**Records with drawing code**
--- begin ---

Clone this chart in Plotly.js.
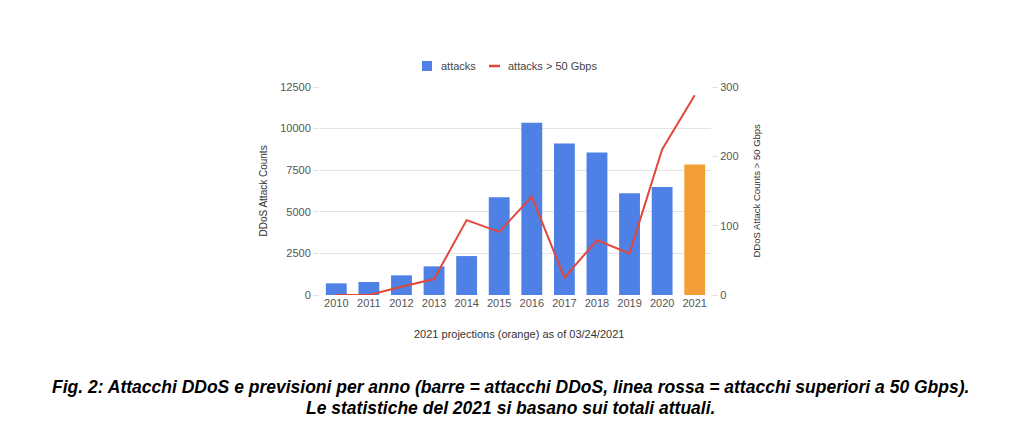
<!DOCTYPE html>
<html>
<head>
<meta charset="utf-8">
<script src="https://cdn.plot.ly/plotly-3.0.1.min.js"></script>
<style>html,body{margin:0;padding:0;background:#fff;}#chart{width:1024px;height:431px;}</style>
</head>
<body>
<div id="chart"></div>
<script>
var years = ['2010','2011','2012','2013','2014','2015','2016','2017','2018','2019','2020','2021'];
var attacks = [700, 780, 1180, 1720, 2340, 5870, 10350, 9110, 8570, 6110, 6490, 7850];
var over50 = [0, 0, 12, 23, 108, 91, 142, 25, 79, 60, 210, 288];
var projectedYears = ['2021'];
var leftTicks = [0, 2500, 5000, 7500, 10000, 12500];
var leftTickText = ['0', '2500', '5000', '7500', '10000', '12500'];
var rightTicks = [0, 100, 200, 300];
var seriesNames = ['attacks', 'attacks > 50 Gbps'];

var BLUE = '#4f80e6', ORANGE = '#f29f38', RED = '#e2473b';
var barColors = years.map(function(y){ return projectedYears.indexOf(y) >= 0 ? ORANGE : BLUE; });

var traces = [
  {type:'bar', x:years, y:attacks, name:seriesNames[0], marker:{color:barColors}, yaxis:'y'},
  {type:'scatter', mode:'lines', x:years, y:over50, name:seriesNames[1], line:{color:RED, width:2}, yaxis:'y2'}
];

// pixel helpers for paper coordinates (plot area 320..711 x, 87..295 y)
var PL = 320, PW = 391, PT = 87, PH = 208;
function px(x){ return (x - PL) / PW; }
function py(y){ return (PT + PH - y) / PH; }

var FF = 'Liberation Sans, Arial, sans-serif';
var tickFont = {family:FF, size:11, color:'#555'};
var layout = {
  width:1024, height:431,
  margin:{l:320, r:313, t:87, b:136},
  paper_bgcolor:'#fff', plot_bgcolor:'#fff',
  bargap:0.36,
  showlegend:false,
  xaxis:{type:'category', tickfont:tickFont, showgrid:false, zeroline:false, showline:false, ticks:''},
  yaxis:{range:[0,12500], tickvals:leftTicks, ticktext:leftTickText, tickfont:tickFont, gridcolor:'#e3e3e3', zeroline:false, showline:false, ticks:'outside', ticklen:6, tickcolor:'#e3e3e3'},
  yaxis2:{range:[0,300], tickvals:rightTicks, overlaying:'y', side:'right', tickfont:tickFont, showgrid:false, zeroline:false, showline:false, ticks:'outside', ticklen:6, tickcolor:'#e3e3e3'},
  shapes:[
    {type:'rect', xref:'paper', yref:'paper', x0:px(422), x1:px(432), y0:py(71), y1:py(61), fillcolor:BLUE, line:{width:0}},
    {type:'line', xref:'paper', yref:'paper', x0:px(489), x1:px(500), y0:py(66), y1:py(66), line:{color:RED, width:2.5}}
  ],
  annotations:[
    {text:seriesNames[0], xref:'paper', yref:'paper', x:px(439), y:py(66), xanchor:'left', yanchor:'middle', showarrow:false, font:{family:FF, size:11, color:'#444'}},
    {text:seriesNames[1].replace('>', '&gt;'), xref:'paper', yref:'paper', x:px(506), y:py(66), xanchor:'left', yanchor:'middle', showarrow:false, font:{family:FF, size:11, color:'#444'}},
    {text:'DDoS Attack Counts', xref:'paper', yref:'paper', x:px(255), y:0.5, textangle:-90, showarrow:false, font:{family:FF, size:10, color:'#333'}},
    {text:'DDoS Attack Counts &gt; 50 Gbps', xref:'paper', yref:'paper', x:px(763), y:0.5, textangle:-90, showarrow:false, font:{family:FF, size:9.5, color:'#333'}},
    {text:'2021 projections (orange) as of 03/24/2021', xref:'paper', yref:'paper', x:px(519), y:py(334), yanchor:'middle', showarrow:false, font:{family:FF, size:11, color:'#333'}},
    {text:'<b><i>Fig. 2: Attacchi DDoS e previsioni per anno (barre = attacchi DDoS, linea rossa = attacchi superiori a 50 Gbps).</i></b>', xref:'paper', yref:'paper', x:px(510), y:py(387), yanchor:'middle', showarrow:false, font:{family:FF, size:17.5, color:'#000'}},
    {text:'<b><i>Le statistiche del 2021 si basano sui totali attuali.</i></b>', xref:'paper', yref:'paper', x:px(510), y:py(408), yanchor:'middle', showarrow:false, font:{family:FF, size:17.5, color:'#000'}}
  ]
};
Plotly.newPlot('chart', traces, layout, {displayModeBar:false, staticPlot:true});
</script>
</body>
</html>
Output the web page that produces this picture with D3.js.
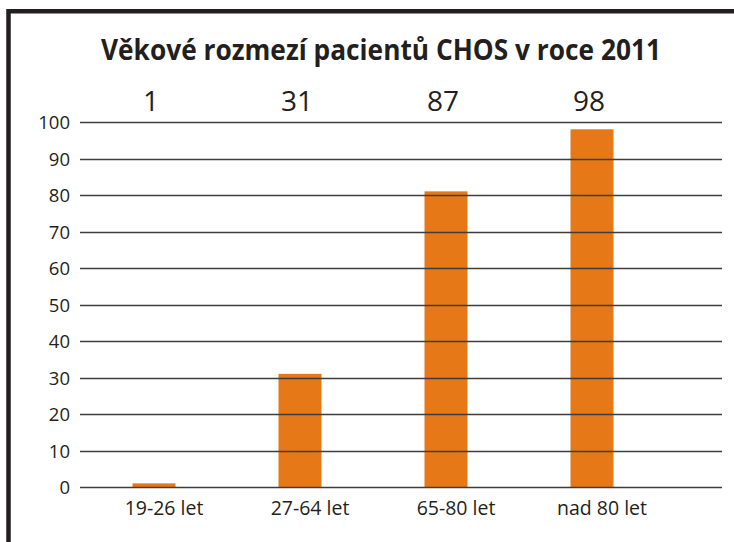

--- end ---

**PROMPT**
From the top of the listing above, repeat each line exactly until you reach the line containing "var seriesNames = ['attacks', 'attacks", and repeat that one too. Leave the pictures out.

**COMPLETED EXERCISE**
Clone this chart in Plotly.js.
<!DOCTYPE html>
<html>
<head>
<meta charset="utf-8">
<script src="https://cdn.plot.ly/plotly-3.0.1.min.js"></script>
<style>html,body{margin:0;padding:0;background:#fff;}#chart{width:1024px;height:431px;}</style>
</head>
<body>
<div id="chart"></div>
<script>
var years = ['2010','2011','2012','2013','2014','2015','2016','2017','2018','2019','2020','2021'];
var attacks = [700, 780, 1180, 1720, 2340, 5870, 10350, 9110, 8570, 6110, 6490, 7850];
var over50 = [0, 0, 12, 23, 108, 91, 142, 25, 79, 60, 210, 288];
var projectedYears = ['2021'];
var leftTicks = [0, 2500, 5000, 7500, 10000, 12500];
var leftTickText = ['0', '2500', '5000', '7500', '10000', '12500'];
var rightTicks = [0, 100, 200, 300];
var seriesNames = ['attacks', 'attacks > 50 Gbps'];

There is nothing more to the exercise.